Casual and seasonal employees
One of the key features of the amendments is greater clarity in respect of the position on casual and seasonal employees and their entitlement to LSL. While it has long been considered that casual workers are entitled to LSL, the express reference to casual and seasonal workers under the new definition of ‘employee’ confirms that there is no gap arising from a lack of ‘continuous employment’.

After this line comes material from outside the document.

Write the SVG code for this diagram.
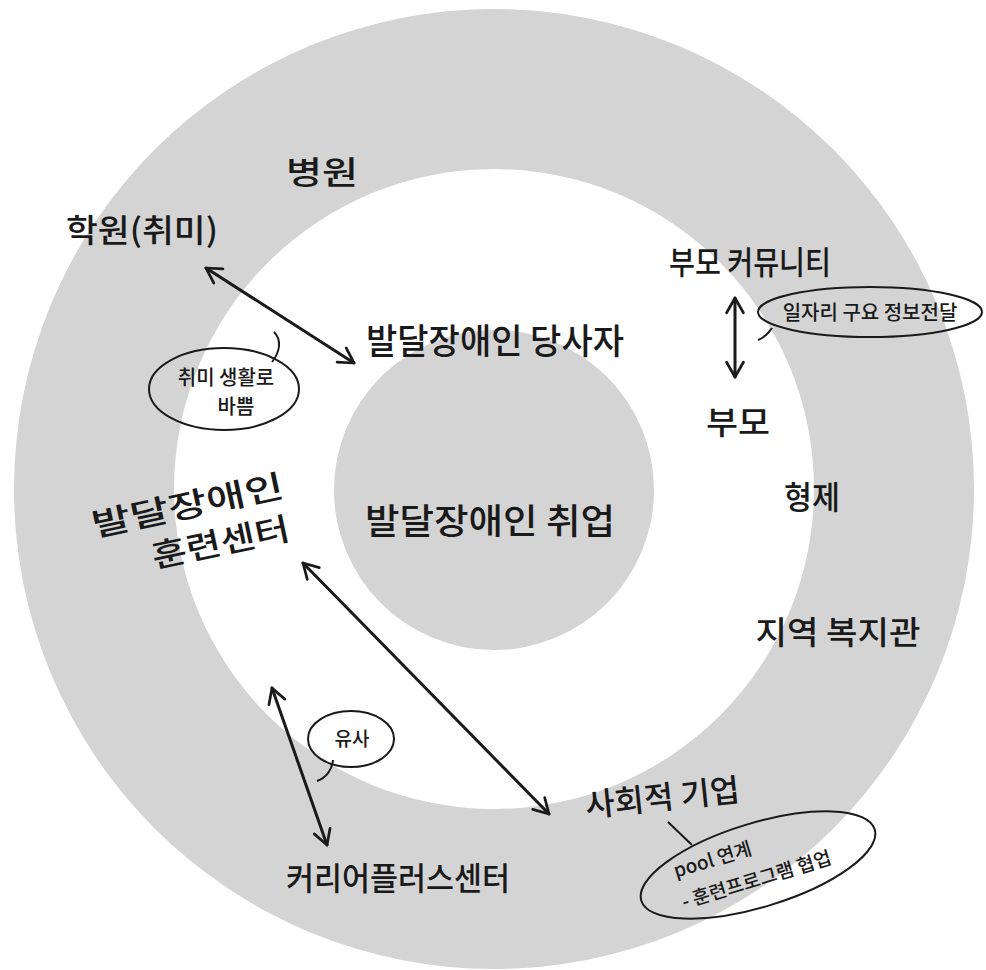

Payment of long service leave
A number of payment issues for LSL have also been clarified. The new provisions confirm that the rate of pay for LSL is the average weekly rate of pay in the previous 365 days (excluding any periods of unpaid leave and stand down) and that payment in lieu of taking LSL cannot be provided before the entitlement to LSL accrues.
Enforcement and penalties
Associated amendments to the IR Act now enable a LSL entitlement to be enforced under the provisions of the IR Act and provide that contraventions of the LSL Act will attract penalties consistent with those that apply to contraventions of other minimum employment entitlements under the IR Act. Currently, the maximum penalties are $13,000 (or up to $130,000 in the case of a serious contravention) for individuals and $65,000 (or up to $650,000 in the case of a serious contravention) for bodies corporate.
Flexible long service leave arrangements
The amendments also permit employers and employees to negotiate flexible arrangements around LSL. Employees may now request to take a period of their LSL at half pay (e.g., 8 weeks’ pay over 16 weeks) or double pay (e.g., 8 weeks’ pay over 4 weeks). However, the employer has discretion whether to approve such a request.
Transfer of business provisions
Another notable change is the replacement of the “transmission of business provisions” with the “transfer of business” definition from the Fair Work Act 2009 (Cth). Prior to these amendments, the existence of two different tests in transfer of business situations was a potential source of confusion. The new provisions clarify the circumstances where an employee’s accrued LSL entitlements will transfer with their employment to a new employer and be considered ‘continuous employment’ in a transfer of business context.
Record keeping requirements
Lastly, the amendments expand the records which employers are required to keep in respect of LSL, including:
- the employer’s name and ABN (if any);
- the date of any transfer of business during the employment of the employee;
- the weekly hours worked by the employee; and
- details of any leave foregone under an agreement to cash out LSL, including the amount of leave cashed out, the benefit that was paid and the date this occurred.
Penalties apply to employers who do not keep such records or where the records are misleading or false.
It is important that employers and businesses with WA based employees familiarise themselves with the amendments to ensure they are LSL compliant.